Pull out every line below holding the word "React".

## DATA

----

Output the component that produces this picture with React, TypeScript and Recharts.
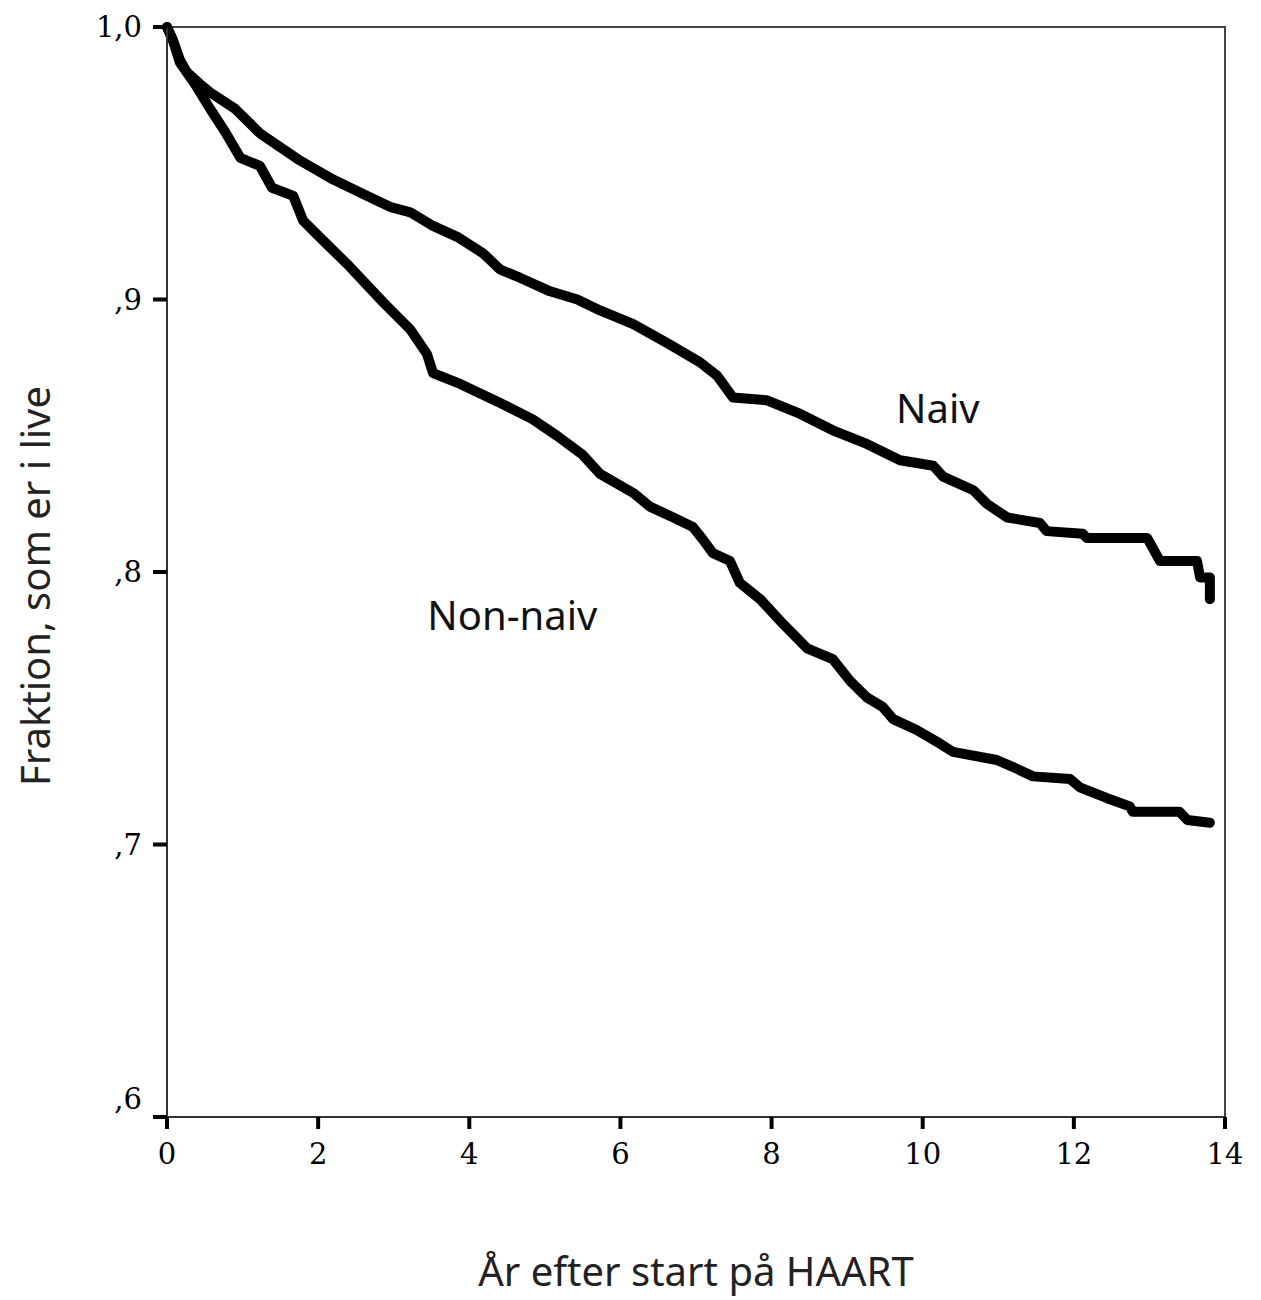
import React from 'react';
import { LineChart, Line, XAxis, YAxis, ReferenceArea, ReferenceDot, Label } from 'recharts';

// Kaplan-Meier kurver (år, fraktion i live)
const NAIV_T = [0, 0.08, 0.17, 0.26, 0.44, 0.57, 0.9, 1.23, 1.76, 2.2, 2.65, 2.95, 3.22, 3.52, 3.84, 4.18, 4.41, 4.67, 5.07, 5.43, 5.73, 6.17, 6.62, 7.05, 7.28, 7.49, 7.94, 8.38, 8.81, 9.26, 9.7, 10.14, 10.27, 10.67, 10.85, 11.12, 11.55, 11.64, 12.12, 12.17, 12.97, 13.14, 13.63, 13.67, 13.8, 13.8];
const NAIV_S = [1.0, 0.995, 0.988, 0.9835, 0.979, 0.976, 0.97, 0.961, 0.951, 0.944, 0.938, 0.934, 0.932, 0.927, 0.923, 0.917, 0.911, 0.908, 0.903, 0.9, 0.896, 0.891, 0.884, 0.877, 0.872, 0.864, 0.863, 0.858, 0.852, 0.847, 0.841, 0.839, 0.835, 0.83, 0.825, 0.82, 0.818, 0.815, 0.814, 0.8125, 0.8125, 0.804, 0.804, 0.798, 0.798, 0.79];

const NONNAIV_T = [0, 0.08, 0.17, 0.37, 0.57, 0.77, 0.97, 1.23, 1.39, 1.67, 1.8, 1.98, 2.42, 2.86, 3.22, 3.44, 3.52, 3.88, 4.41, 4.84, 5.16, 5.5, 5.73, 6.17, 6.39, 6.7, 6.96, 7.09, 7.22, 7.45, 7.58, 7.85, 8.15, 8.47, 8.81, 9.04, 9.26, 9.47, 9.61, 9.92, 10.23, 10.4, 10.98, 11.19, 11.46, 11.95, 12.08, 12.44, 12.74, 12.78, 13.4, 13.5, 13.8];
const NONNAIV_S = [1.0, 0.995, 0.987, 0.979, 0.97, 0.9615, 0.952, 0.949, 0.941, 0.938, 0.929, 0.924, 0.912, 0.899, 0.889, 0.88, 0.873, 0.869, 0.862, 0.856, 0.85, 0.843, 0.836, 0.829, 0.824, 0.82, 0.8165, 0.812, 0.807, 0.804, 0.796, 0.79, 0.781, 0.772, 0.768, 0.76, 0.754, 0.7505, 0.746, 0.742, 0.737, 0.734, 0.731, 0.7285, 0.725, 0.724, 0.721, 0.717, 0.714, 0.712, 0.712, 0.709, 0.708];

const X_TICKS = [0, 2, 4, 6, 8, 10, 12, 14];
const Y_TICKS = [0.6, 0.7, 0.8, 0.9, 1.0];
const Y_TICK_LABELS = [',6', ',7', ',8', ',9', '1,0'];

const naivData = NAIV_T.map((t, i) => ({ t, s: NAIV_S[i] }));
const nonNaivData = NONNAIV_T.map((t, i) => ({ t, s: NONNAIV_S[i] }));

const SANS = '"Noto Sans", "Open Sans", sans-serif';
const SERIF = '"DejaVu Serif", serif';

const X_TICK_SIZE = 12;
const X_TICK_MARGIN = 14;
const Y_TICK_SIZE = 14;
const Y_TICK_MARGIN = 11;

function XTick(props: any) {
  const { x, y, payload } = props;
  const top = y - X_TICK_MARGIN - X_TICK_SIZE;
  return (
    <g>
      <line x1={x} x2={x} y1={top} y2={top + X_TICK_SIZE} stroke="#000" strokeWidth={4} />
      <text x={x} y={y} dy="0.72em" textAnchor="middle" fontFamily={SERIF} fontSize={29} fill="#000">
        {payload.value}
      </text>
    </g>
  );
}

function YTick(props: any) {
  const { x, y, payload } = props;
  const idx = Y_TICKS.findIndex(v => Math.abs(v - payload.value) < 1e-6);
  const label = idx >= 0 ? Y_TICK_LABELS[idx] : '';
  const right = x + Y_TICK_MARGIN + Y_TICK_SIZE;
  // nederste label løftet lidt op, som i originalen
  const dy = payload.value < 0.65 ? -18 : 0;
  return (
    <g>
      <line x1={right - Y_TICK_SIZE} x2={right} y1={y} y2={y} stroke="#000" strokeWidth={4} />
      <text x={x} y={y + dy} textAnchor="end" dominantBaseline="central" fontFamily={SERIF} fontSize={29} fill="#000">
        {label}
      </text>
    </g>
  );
}

export default function App() {
  return (
    <div style={{ position: 'absolute', left: 0, top: 0, background: '#fff' }}>
      <LineChart width={1261} height={1300} margin={{ top: 27, right: 36, bottom: 0, left: 0 }}>
        <XAxis
          type="number"
          dataKey="t"
          domain={[0, 14]}
          ticks={X_TICKS}
          allowDuplicatedCategory={false}
          height={183}
          tickSize={X_TICK_SIZE}
          tickMargin={X_TICK_MARGIN}
          tickLine={{ stroke: '#000' }}
          axisLine={{ stroke: '#333', strokeWidth: 2 }}
          tick={<XTick />}
        >
          <Label
            content={(p: any) => {
              const vb = p.viewBox;
              return (
                <text x={vb.x + vb.width / 2} y={vb.y + vb.height - 14} textAnchor="middle" fontFamily={SANS} fontSize={40} fill="#222">
                  År efter start på HAART
                </text>
              );
            }}
          />
        </XAxis>
        <YAxis
          type="number"
          domain={[0.6, 1.0]}
          ticks={Y_TICKS}
          width={167}
          tickSize={Y_TICK_SIZE}
          tickMargin={Y_TICK_MARGIN}
          tickLine={{ stroke: '#000' }}
          axisLine={{ stroke: '#333', strokeWidth: 2 }}
          tick={<YTick />}
        >
          <Label
            content={(p: any) => {
              const vb = p.viewBox;
              const cx = vb.x + 50;
              const cy = vb.y + vb.height / 2 + 14;
              return (
                <text x={cx} y={cy} transform={`rotate(-90 ${cx} ${cy})`} textAnchor="middle" fontFamily={SANS} fontSize={40} fill="#222">
                  Fraktion, som er i live
                </text>
              );
            }}
          />
        </YAxis>
        <ReferenceArea x1={0} x2={14} y1={0.6} y2={1.0} fill="none" stroke="#444" strokeWidth={2} />
        <Line data={naivData} dataKey="s" type="linear" stroke="#000" strokeWidth={10} strokeLinejoin="round" strokeLinecap="round" dot={false} isAnimationActive={false} />
        <Line data={nonNaivData} dataKey="s" type="linear" stroke="#000" strokeWidth={10} strokeLinejoin="round" strokeLinecap="round" dot={false} isAnimationActive={false} />
        <ReferenceDot x={10.2} y={0.86} r={0} fill="none" stroke="none"
          label={{ value: 'Naiv', position: 'center', fontFamily: SANS, fontSize: 40, fill: '#111' }} />
        <ReferenceDot x={4.57} y={0.784} r={0} fill="none" stroke="none"
          label={{ value: 'Non-naiv', position: 'center', fontFamily: SANS, fontSize: 40, fill: '#111' }} />
      </LineChart>
    </div>
  );
}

----

## FINISHED EXERCISE
Output the component that produces this picture with React, TypeScript and Recharts.
import React from 'react';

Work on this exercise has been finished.